Last week was pretty hectic, having to look for a dress to attend OCT's commencement, attended the actual event itself (which I had to sit under the merciless sun for almost 3 hours ALONE!) followed by the hooding ceremony.
I was pretty exhausted by the end of day and had to cancel the downtown walking tour that we intended to go with some of our friends.
Because I wasn't at my top form, I decided not to be over ambitious when it's time to make a birthday cake for our little friend Benjamin who is going to be three years old. As a result, I made a Hummingbird cake, which was also the same cake I made for his mum-BP last year.
I picked out all the large strawberries as decor on the cake but realised later that the smaller one would have looked better on the cake. Lesson learned. Bigger doesn't always mean better.
As last week simply flew past with a blink of an eye, dinners were the usual fare without much fuss. I managed to try a new dish though. It was good enough that OCT had the delusion of hearing it called his name on our vegetarian night.
This is the dish I am talking about : Beef and Mushroom Ragu.
I also made the bacon with miso glazed corn, which I like. And ready made Japanese Vegetable Curry! Actually it was an accident. I thought I bought the curry paste. But turned out that it's an all in one instant japanese curry with vegetable. It wasn't too bad and the gravy went well with rice. .
Here's a snapshot of one of our dinners last week.
Hopefully, there will be more new recipes coming up on my blog this week.
Shredded Beef and Mushroom Ragu
adapted from Cookinglight May 2007
1 cup hot water
2 cups dried porcini mushrooms (about 2 ounces)
3/4 teaspoon kosher salt, divided
1/2 teaspoon black pepper
4 beef short ribs, trimmed (about 1 1/2 pounds)
1 tablespoon all-purpose flour
2 teaspoons olive oil
4 cups thinly sliced cremini mushrooms (about 8 ounces)
2 cups thinly sliced onion (about 1 medium)
1 tablespoon tomato paste
1 teaspoon chopped fresh thyme
4 garlic cloves, crushed
1 cup dry red wine
1 cup fat-free, less-sodium beef broth
Preheat oven to 350°.Combine 1 cup hot water and porcini mushrooms in a small bowl; let stand 10 minutes. Drain mushrooms through a fine sieve into a bowl, reserving liquid. Chop mushrooms; set aside.

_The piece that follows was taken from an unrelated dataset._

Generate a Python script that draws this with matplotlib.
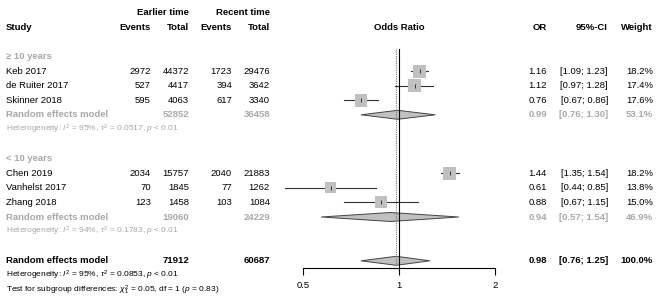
import numpy as np
import matplotlib.pyplot as plt

plt.rcParams['font.family'] = ['Liberation Sans', 'DejaVu Sans']
plt.rcParams['mathtext.fontset'] = 'custom'
plt.rcParams['mathtext.rm'] = 'Liberation Sans'
plt.rcParams['mathtext.it'] = 'Liberation Sans:italic'
plt.rcParams['mathtext.bf'] = 'Liberation Sans:bold'

# data
groups = ["\u2265 10 years", "< 10 years"]
studies = [["Keb 2017", "de Ruiter 2017", "Skinner 2018"],
           ["Chen 2019", "Vanhelst 2017", "Zhang 2018"]]
events_early = [[2972, 527, 595], [2034, 70, 123]]
total_early = [[44372, 4417, 4063], [15757, 1845, 1458]]
events_recent = [[1723, 394, 617], [2040, 77, 103]]
total_recent = [[29476, 3642, 3340], [21883, 1262, 1084]]
odds = [[1.16, 1.12, 0.76], [1.44, 0.61, 0.88]]
ci_lo = [[1.09, 0.97, 0.67], [1.35, 0.44, 0.67]]
ci_hi = [[1.23, 1.28, 0.86], [1.54, 0.85, 1.15]]
weight = [[18.2, 17.4, 17.6], [18.2, 13.8, 15.0]]

sub_or = [0.99, 0.94]
sub_lo = [0.76, 0.57]
sub_hi = [1.30, 1.54]
sub_w = [53.1, 46.9]
sub_tot_early = [52852, 19060]
sub_tot_recent = [36458, 24229]
sub_het = [r"Heterogeneity: $I^2$ = 95%, $\tau^2$ = 0.0517, $p$ < 0.01",
           r"Heterogeneity: $I^2$ = 94%, $\tau^2$ = 0.1783, $p$ < 0.01"]

all_or, all_lo, all_hi = 0.98, 0.76, 1.25
all_tot_early, all_tot_recent = 71912, 60687
all_het = r"Heterogeneity: $I^2$ = 95%, $\tau^2$ = 0.0853, $p$ < 0.01"
subgroup_test = r"Test for subgroup differences: $\chi^2_1$ = 0.05, df = 1 ($p$ = 0.83)"

ticks = [0.5, 1, 2]

GREY = "#a8a8a8"
FILL = "#c0c0c0"
FS = 6.8
FS_SMALL = 6.0

W, H = 660, 305
fig = plt.figure(figsize=(W / 100, H / 100), dpi=100)
ax = fig.add_axes([0, 0, 1, 1])
ax.set_xlim(0, W)
ax.set_ylim(H, 0)
ax.axis("off")

# forest panel: log scale, 0.5 at px 303, 2 at px 495
x_left, x_right, px_per_oct, px_one = 250, 560, 96, 399
y_axis = 268
fx = fig.add_axes([x_left / W, 1 - y_axis / H, (x_right - x_left) / W, y_axis / H])
fx.set_xscale("log")
fx.set_xlim(2 ** ((x_left - px_one) / px_per_oct), 2 ** ((x_right - px_one) / px_per_oct))
fx.set_ylim(y_axis, 0)
fx.patch.set_visible(False)
for s in ["top", "left", "right"]:
    fx.spines[s].set_visible(False)
fx.spines["bottom"].set_bounds(ticks[0], ticks[-1])
fx.spines["bottom"].set_linewidth(0.8)
fx.set_yticks([])
fx.set_xticks(ticks)
fx.set_xticklabels(["0.5", "1", "2"])
fx.minorticks_off()
fx.tick_params(axis="x", length=5, width=0.8, pad=4, labelsize=FS)

step = 14.6
y0 = 71


def row(k):
    return y0 + k * step


# column x positions (right edges)
x_study = 6
x_ev_e, x_tot_e, x_ev_r, x_tot_r = 151, 189, 232, 270
x_or, x_ci, x_w = 547, 608, 653


def txt(x, y, s, ha="left", color="black", bold=False, size=FS):
    ax.text(x, y, s, ha=ha, va="center", color=color, fontsize=size,
            fontweight="bold" if bold else "normal")


# headers
txt(x_tot_e, row(-4), "Earlier time", ha="right", bold=True)
txt(x_tot_r, row(-4), "Recent time", ha="right", bold=True)
txt(x_study, row(-3), "Study", bold=True)
for xx, s in [(x_ev_e, "Events"), (x_tot_e, "Total"), (x_ev_r, "Events"), (x_tot_r, "Total"),
              (x_or, "OR"), (x_ci, "95%-CI"), (x_w, "Weight")]:
    txt(xx, row(-3), s, ha="right", bold=True)
txt(px_one, row(-3), "Odds Ratio", ha="center", bold=True)


def diamond(y, est, lo, hi, half=4.5):
    fx.fill([lo, est, hi, est], [y, y - half, y, y + half], facecolor=FILL,
            edgecolor="#444444", linewidth=0.7, zorder=2)


max_w = max(max(w) for w in weight)
for g in range(2):
    base = 7 * g
    txt(x_study, row(base - 1), groups[g], color=GREY, bold=True)
    for i in range(3):
        y = row(base + i)
        txt(x_study, y, studies[g][i])
        txt(x_ev_e, y, str(events_early[g][i]), ha="right")
        txt(x_tot_e, y, str(total_early[g][i]), ha="right")
        txt(x_ev_r, y, str(events_recent[g][i]), ha="right")
        txt(x_tot_r, y, str(total_recent[g][i]), ha="right")
        txt(x_or, y, f"{odds[g][i]:.2f}", ha="right")
        txt(x_ci, y, f"[{ci_lo[g][i]:.2f}; {ci_hi[g][i]:.2f}]", ha="right")
        txt(x_w, y, f"{weight[g][i]:.1f}%", ha="right")
        fx.plot([ci_lo[g][i], ci_hi[g][i]], [y, y], color="#333333", lw=0.8, zorder=3)
        side = 13 * np.sqrt(weight[g][i] / max_w) * 0.72
        fx.scatter([odds[g][i]], [y], marker="s", s=side ** 2, color=FILL,
                   edgecolors="none", zorder=4)
        fx.scatter([odds[g][i]], [y], marker="|", s=8, color="#333333",
                   linewidths=0.7, zorder=5)
    y = row(base + 3)
    txt(x_study, y, "Random effects model", color=GREY, bold=True)
    txt(x_tot_e, y, str(sub_tot_early[g]), ha="right", color=GREY, bold=True)
    txt(x_tot_r, y, str(sub_tot_recent[g]), ha="right", color=GREY, bold=True)
    txt(x_or, y, f"{sub_or[g]:.2f}", ha="right", color=GREY, bold=True)
    txt(x_ci, y, f"[{sub_lo[g]:.2f}; {sub_hi[g]:.2f}]", ha="right", color=GREY, bold=True)
    txt(x_w, y, f"{sub_w[g]:.1f}%", ha="right", color=GREY, bold=True)
    diamond(y, sub_or[g], sub_lo[g], sub_hi[g])
    txt(x_study, row(base + 4), sub_het[g], color=GREY, size=FS_SMALL)

y = row(13)
txt(x_study, y, "Random effects model", bold=True)
txt(x_tot_e, y, str(all_tot_early), ha="right", bold=True)
txt(x_tot_r, y, str(all_tot_recent), ha="right", bold=True)
txt(x_or, y, f"{all_or:.2f}", ha="right", bold=True)
txt(x_ci, y, f"[{all_lo:.2f}; {all_hi:.2f}]", ha="right", bold=True)
txt(x_w, y, "100.0%", ha="right", bold=True)
diamond(y, all_or, all_lo, all_hi)
txt(x_study, row(14), all_het, size=FS_SMALL)
txt(x_study, row(15), subgroup_test, size=FS_SMALL)

# reference lines
fx.plot([1, 1], [49, y_axis], color="black", lw=0.8, zorder=6)
fx.plot([all_or, all_or], [49, y_axis - 3], color="#777777", lw=0.8, ls=(0, (1, 1)), zorder=6)

fig.savefig("out.png", dpi=100)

Sprinkle 1/2 teaspoon salt and pepper over ribs; dredge ribs in flour. Heat oil in a large Dutch oven over medium-high heat. Add ribs to pan; cook 12 minutes, browning on all sides. Remove ribs from pan. Add porcini mushrooms, cremini mushrooms, and next 4 ingredients (through garlic) to pan; cook 12 minutes or until mushrooms are tender. Add wine, scraping pan to loosen brown bits. Add mushroom liquid and broth; bring to a boil. Add ribs to pan; cover. Place pan in oven; bake at 350° for 2 1/2 hours or until ribs are tender. Let stand 10 minutes. Remove meat from bones; discard bones, fat, and gristle. Shred meat with 2 forks; return meat to pan. Stir in remaining 1/4 teaspoon salt. Cool completely. Place mixture in an airtight container or heavy-duty zip-top plastic bag; freeze.
Thaw meat mixture overnight in refrigerator. Place mixture in a large saucepan over medium heat; cook until thoroughly heated, stirring frequently.